_WHAT TO DO_:
From the records below, copy every line that contains the word "chart".

_ENTRIES PROVIDED_:
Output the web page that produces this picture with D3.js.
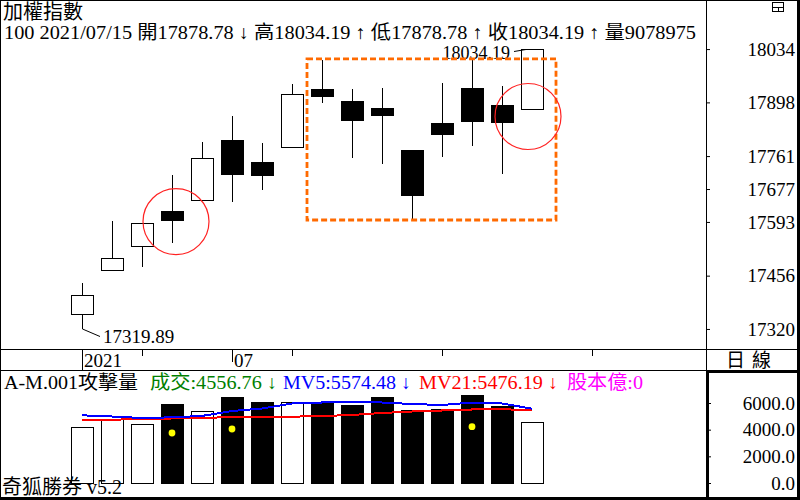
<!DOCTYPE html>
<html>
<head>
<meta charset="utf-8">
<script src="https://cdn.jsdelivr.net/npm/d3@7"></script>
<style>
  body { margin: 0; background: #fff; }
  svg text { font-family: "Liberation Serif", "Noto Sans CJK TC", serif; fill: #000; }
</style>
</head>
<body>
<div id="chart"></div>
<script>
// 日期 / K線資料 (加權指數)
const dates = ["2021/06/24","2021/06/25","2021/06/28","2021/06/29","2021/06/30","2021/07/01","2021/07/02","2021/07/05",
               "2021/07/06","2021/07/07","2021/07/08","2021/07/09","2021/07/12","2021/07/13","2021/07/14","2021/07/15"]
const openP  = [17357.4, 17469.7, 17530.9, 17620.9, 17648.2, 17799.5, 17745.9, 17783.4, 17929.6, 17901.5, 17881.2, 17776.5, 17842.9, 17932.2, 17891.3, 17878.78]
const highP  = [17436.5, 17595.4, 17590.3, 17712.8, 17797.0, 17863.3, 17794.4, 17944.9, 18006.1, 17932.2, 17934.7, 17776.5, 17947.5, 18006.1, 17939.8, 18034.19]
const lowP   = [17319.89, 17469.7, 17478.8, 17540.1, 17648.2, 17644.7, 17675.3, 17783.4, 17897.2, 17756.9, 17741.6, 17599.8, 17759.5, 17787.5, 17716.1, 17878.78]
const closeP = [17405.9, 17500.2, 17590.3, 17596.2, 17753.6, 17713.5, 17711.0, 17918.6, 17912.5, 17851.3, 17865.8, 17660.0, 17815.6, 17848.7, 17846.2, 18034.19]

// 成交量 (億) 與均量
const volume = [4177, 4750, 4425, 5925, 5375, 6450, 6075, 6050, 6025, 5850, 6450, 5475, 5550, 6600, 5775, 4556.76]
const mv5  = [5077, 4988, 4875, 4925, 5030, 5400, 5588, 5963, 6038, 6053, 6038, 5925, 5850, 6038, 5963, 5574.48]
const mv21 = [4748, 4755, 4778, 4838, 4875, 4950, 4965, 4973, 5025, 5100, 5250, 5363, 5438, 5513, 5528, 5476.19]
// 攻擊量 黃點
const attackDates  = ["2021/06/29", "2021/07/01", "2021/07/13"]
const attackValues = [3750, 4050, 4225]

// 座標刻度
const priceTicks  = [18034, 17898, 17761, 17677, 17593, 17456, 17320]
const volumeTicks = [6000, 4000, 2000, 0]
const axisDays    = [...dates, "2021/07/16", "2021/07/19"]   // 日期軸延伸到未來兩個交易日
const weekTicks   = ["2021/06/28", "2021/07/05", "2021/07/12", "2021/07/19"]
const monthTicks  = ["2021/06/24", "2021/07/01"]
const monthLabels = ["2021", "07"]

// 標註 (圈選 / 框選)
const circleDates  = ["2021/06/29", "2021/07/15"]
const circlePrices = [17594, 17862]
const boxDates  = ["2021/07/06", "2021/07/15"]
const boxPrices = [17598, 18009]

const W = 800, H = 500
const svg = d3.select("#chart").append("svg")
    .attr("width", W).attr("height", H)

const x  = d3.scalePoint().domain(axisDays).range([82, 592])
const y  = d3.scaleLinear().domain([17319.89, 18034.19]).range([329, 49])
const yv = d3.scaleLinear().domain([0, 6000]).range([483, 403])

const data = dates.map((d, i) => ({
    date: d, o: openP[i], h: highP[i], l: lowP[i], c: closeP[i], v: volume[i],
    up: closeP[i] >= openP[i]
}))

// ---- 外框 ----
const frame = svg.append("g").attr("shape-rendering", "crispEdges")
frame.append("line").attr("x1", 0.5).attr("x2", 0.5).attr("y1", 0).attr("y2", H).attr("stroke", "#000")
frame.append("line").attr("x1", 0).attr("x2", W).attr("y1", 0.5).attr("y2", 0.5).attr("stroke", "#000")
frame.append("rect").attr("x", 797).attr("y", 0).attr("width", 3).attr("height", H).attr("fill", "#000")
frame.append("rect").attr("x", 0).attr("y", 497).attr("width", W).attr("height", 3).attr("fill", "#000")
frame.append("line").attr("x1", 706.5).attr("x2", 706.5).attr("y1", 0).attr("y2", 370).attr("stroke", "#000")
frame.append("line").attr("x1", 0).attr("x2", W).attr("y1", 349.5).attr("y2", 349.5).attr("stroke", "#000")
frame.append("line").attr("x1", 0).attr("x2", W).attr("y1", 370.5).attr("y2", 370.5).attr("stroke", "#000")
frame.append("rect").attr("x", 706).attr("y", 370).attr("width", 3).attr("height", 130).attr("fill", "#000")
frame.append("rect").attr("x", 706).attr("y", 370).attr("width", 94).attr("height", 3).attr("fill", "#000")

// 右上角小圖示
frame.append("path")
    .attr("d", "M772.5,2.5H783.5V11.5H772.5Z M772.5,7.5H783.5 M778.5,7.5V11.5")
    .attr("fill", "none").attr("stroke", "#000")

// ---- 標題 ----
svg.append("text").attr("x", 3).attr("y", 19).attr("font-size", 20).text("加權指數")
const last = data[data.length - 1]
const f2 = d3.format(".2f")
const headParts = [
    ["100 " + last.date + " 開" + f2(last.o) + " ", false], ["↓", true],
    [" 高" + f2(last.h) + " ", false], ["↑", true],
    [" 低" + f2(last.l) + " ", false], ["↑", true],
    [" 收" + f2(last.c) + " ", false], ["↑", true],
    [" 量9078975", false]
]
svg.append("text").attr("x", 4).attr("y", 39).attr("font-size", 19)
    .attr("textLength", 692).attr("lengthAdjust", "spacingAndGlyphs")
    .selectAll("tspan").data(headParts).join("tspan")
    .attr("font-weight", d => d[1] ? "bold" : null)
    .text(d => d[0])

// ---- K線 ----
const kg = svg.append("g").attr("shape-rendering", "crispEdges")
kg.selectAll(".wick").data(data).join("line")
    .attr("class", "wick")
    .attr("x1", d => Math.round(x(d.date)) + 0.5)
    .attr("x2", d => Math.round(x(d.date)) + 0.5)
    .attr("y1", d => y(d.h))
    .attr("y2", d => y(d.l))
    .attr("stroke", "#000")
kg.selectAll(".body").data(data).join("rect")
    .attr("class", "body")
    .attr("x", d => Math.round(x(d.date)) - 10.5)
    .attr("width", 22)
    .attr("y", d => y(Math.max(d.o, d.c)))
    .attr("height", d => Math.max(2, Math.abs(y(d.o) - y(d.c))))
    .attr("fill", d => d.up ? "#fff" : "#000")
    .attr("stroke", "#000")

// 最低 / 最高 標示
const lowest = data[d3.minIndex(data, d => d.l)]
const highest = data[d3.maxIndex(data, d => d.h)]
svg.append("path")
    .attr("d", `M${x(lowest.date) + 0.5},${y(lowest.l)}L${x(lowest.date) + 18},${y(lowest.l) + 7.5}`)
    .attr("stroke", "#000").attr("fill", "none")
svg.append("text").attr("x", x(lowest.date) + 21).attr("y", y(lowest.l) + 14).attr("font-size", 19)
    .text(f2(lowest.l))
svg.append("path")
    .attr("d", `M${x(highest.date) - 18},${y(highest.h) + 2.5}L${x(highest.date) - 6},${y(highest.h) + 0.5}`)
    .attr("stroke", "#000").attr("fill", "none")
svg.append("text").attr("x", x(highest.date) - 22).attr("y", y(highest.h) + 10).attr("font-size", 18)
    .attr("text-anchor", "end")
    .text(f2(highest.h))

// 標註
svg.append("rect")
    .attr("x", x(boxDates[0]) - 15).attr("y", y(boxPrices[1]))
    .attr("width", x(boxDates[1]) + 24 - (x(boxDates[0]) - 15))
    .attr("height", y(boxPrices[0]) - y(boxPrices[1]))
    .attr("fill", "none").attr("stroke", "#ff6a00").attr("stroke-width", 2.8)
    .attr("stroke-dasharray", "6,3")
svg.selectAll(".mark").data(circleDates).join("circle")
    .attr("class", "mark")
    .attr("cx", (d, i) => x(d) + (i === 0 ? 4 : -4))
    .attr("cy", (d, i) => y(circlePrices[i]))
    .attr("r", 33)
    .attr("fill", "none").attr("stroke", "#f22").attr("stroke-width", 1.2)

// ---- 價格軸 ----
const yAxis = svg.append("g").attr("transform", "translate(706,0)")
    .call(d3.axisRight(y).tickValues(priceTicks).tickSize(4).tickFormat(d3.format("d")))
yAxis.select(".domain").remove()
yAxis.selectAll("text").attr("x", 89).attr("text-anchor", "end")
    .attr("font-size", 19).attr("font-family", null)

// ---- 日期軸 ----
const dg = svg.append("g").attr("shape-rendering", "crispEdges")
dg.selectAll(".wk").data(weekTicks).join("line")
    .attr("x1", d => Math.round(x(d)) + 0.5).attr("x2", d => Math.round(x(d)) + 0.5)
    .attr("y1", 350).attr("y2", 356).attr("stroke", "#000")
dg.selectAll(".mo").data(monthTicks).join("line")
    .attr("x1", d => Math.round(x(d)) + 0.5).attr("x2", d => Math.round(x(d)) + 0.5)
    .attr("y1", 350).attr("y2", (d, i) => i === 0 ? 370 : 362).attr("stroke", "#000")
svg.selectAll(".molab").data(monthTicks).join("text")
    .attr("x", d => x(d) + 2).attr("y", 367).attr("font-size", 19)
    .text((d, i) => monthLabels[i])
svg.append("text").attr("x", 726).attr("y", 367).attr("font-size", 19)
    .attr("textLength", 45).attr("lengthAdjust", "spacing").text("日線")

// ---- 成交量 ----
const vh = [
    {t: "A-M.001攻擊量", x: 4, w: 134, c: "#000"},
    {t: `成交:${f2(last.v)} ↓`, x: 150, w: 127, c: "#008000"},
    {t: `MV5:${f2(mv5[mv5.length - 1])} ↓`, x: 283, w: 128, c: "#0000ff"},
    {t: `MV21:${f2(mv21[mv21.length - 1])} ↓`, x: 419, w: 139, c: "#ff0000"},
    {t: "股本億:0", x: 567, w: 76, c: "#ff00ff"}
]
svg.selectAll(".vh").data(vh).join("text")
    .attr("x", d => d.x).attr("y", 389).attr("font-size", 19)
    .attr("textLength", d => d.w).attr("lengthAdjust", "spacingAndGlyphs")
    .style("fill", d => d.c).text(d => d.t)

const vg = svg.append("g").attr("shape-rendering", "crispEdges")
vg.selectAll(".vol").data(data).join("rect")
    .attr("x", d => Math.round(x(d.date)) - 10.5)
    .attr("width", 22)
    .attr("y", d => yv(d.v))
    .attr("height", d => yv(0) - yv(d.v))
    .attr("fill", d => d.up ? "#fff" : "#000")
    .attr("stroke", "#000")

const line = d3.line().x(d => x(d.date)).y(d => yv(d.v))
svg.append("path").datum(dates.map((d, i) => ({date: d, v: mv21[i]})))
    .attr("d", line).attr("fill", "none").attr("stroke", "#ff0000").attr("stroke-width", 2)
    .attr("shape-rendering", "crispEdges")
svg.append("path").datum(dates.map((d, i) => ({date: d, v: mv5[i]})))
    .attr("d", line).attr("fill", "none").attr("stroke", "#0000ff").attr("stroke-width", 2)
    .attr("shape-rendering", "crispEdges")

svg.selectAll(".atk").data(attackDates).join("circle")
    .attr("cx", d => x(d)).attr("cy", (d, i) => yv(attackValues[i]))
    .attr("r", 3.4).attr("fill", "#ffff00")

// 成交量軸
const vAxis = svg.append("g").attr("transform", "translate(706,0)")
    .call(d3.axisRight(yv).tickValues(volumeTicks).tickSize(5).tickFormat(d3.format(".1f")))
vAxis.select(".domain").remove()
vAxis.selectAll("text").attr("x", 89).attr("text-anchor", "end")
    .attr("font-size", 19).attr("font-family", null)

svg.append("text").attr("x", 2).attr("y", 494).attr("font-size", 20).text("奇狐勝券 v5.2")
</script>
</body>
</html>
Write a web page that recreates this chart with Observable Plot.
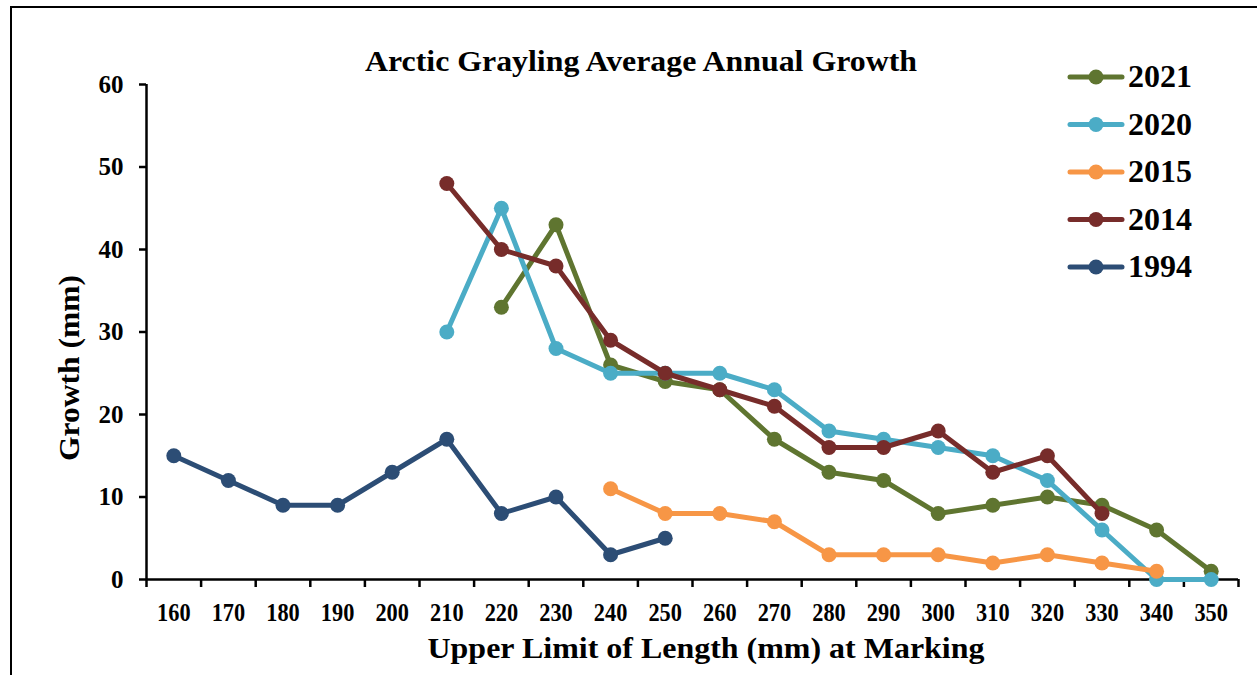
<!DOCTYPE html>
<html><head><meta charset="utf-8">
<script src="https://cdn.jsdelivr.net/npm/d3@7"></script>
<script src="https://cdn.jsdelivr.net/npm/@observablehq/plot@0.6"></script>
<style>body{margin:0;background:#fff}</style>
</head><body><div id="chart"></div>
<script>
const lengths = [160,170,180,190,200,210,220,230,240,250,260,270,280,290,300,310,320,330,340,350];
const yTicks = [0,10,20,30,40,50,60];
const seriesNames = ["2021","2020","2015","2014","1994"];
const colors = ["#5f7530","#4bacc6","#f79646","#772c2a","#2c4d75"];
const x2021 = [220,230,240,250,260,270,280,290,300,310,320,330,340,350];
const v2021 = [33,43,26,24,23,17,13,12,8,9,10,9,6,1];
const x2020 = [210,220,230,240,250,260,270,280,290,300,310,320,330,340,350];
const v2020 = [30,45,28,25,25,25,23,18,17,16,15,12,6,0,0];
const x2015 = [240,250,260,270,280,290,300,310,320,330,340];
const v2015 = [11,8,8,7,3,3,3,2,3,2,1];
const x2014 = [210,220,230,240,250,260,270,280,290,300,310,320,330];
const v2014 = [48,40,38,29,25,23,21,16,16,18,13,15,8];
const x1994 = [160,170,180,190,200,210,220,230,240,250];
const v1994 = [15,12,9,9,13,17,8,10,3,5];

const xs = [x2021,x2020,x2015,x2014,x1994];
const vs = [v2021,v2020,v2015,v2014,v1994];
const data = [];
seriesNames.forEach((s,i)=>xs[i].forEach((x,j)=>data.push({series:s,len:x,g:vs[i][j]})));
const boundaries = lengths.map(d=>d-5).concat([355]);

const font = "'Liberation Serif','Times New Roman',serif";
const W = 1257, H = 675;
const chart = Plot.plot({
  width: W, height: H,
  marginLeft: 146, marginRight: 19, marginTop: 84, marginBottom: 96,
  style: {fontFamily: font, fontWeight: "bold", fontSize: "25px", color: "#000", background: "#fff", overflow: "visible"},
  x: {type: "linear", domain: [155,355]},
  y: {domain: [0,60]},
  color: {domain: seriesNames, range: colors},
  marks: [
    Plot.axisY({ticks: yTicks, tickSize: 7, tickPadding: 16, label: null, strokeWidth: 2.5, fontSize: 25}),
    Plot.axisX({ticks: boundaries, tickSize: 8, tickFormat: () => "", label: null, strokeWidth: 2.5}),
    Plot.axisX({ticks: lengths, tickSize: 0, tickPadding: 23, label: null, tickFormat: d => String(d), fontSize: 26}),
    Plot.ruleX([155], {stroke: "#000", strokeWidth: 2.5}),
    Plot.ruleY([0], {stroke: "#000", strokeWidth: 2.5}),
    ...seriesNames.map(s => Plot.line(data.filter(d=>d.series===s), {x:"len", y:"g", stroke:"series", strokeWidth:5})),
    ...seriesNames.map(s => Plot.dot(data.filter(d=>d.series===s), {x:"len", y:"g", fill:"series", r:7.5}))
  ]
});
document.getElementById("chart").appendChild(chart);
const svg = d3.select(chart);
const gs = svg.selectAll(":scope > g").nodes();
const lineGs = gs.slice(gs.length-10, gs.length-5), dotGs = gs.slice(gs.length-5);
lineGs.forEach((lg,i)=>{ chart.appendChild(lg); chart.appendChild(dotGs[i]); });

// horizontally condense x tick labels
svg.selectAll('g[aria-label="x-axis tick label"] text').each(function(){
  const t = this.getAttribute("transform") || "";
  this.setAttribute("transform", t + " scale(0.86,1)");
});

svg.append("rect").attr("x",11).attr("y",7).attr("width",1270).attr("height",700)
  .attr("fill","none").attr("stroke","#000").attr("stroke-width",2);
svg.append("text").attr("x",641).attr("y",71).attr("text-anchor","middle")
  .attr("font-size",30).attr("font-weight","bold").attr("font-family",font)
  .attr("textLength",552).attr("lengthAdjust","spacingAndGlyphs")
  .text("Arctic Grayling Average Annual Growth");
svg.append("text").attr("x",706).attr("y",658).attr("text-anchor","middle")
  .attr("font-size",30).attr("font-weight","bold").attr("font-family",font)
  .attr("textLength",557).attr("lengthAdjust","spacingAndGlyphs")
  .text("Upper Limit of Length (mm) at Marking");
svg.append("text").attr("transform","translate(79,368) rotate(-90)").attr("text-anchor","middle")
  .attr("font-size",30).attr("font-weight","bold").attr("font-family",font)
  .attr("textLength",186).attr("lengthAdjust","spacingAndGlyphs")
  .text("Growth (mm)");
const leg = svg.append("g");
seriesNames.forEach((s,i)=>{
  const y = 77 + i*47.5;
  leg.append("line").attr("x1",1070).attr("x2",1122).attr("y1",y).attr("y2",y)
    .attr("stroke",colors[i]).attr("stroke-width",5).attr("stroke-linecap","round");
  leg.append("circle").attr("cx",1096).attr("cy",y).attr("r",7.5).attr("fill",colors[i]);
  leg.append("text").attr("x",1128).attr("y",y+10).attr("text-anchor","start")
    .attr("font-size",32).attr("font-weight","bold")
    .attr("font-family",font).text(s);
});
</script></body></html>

_FINAL ANSWER_:
<div id="chart"></div>
const svg = d3.select("#chart").append("svg")
Write a web page that recreates this chart with Observable Plot.
</head><body><div id="chart"></div>
const chart = Plot.plot({
document.getElementById("chart").appendChild(chart);
const svg = d3.select(chart);
lineGs.forEach((lg,i)=>{ chart.appendChild(lg); chart.appendChild(dotGs[i]); });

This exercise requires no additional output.